▸ **Short exercise**
Leave out the pictures, and write out exactly the lines from the beginning of the material to the line holding "import plotly.graph_objects as go", that line included, and nothing else.

▸ **Information shown**
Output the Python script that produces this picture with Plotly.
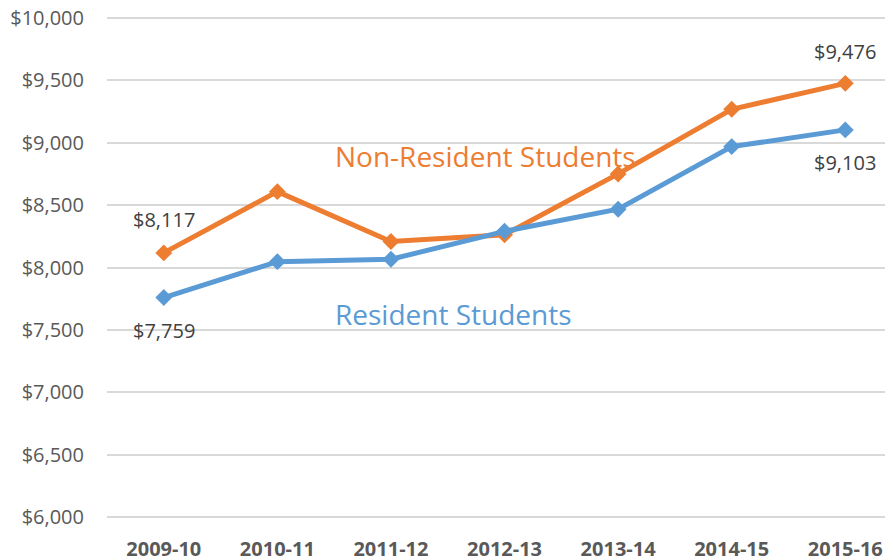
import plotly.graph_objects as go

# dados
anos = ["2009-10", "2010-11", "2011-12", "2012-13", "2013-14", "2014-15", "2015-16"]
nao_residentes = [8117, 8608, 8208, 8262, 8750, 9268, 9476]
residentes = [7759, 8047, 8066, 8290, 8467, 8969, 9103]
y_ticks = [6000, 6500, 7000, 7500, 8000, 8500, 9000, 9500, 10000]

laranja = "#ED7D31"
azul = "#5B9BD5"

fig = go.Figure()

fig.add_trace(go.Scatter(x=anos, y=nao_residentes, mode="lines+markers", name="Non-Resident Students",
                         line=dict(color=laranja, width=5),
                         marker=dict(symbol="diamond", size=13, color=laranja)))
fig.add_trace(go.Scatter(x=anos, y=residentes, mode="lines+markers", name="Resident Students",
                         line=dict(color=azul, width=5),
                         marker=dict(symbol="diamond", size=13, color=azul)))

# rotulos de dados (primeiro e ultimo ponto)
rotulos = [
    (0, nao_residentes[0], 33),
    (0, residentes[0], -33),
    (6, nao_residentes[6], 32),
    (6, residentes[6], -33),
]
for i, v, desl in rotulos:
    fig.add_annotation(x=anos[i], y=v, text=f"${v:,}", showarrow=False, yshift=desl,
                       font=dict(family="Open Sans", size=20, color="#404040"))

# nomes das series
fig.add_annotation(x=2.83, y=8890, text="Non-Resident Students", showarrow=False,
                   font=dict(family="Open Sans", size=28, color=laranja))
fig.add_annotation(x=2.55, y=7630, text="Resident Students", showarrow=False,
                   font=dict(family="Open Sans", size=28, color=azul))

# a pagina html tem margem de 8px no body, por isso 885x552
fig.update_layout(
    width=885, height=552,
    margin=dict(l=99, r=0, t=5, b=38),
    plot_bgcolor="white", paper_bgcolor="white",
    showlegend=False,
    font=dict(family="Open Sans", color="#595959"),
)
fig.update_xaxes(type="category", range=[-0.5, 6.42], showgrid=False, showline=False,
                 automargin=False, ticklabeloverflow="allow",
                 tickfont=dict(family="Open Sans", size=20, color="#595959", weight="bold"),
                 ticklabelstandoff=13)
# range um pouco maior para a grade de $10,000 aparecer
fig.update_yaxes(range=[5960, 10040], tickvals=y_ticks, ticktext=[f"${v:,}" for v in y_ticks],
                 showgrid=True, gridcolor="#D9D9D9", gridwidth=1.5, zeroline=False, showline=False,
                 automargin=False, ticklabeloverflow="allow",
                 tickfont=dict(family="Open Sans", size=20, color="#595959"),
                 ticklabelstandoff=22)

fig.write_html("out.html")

▸ **Output for this exercise**
Output the Python script that produces this picture with Plotly.
import plotly.graph_objects as go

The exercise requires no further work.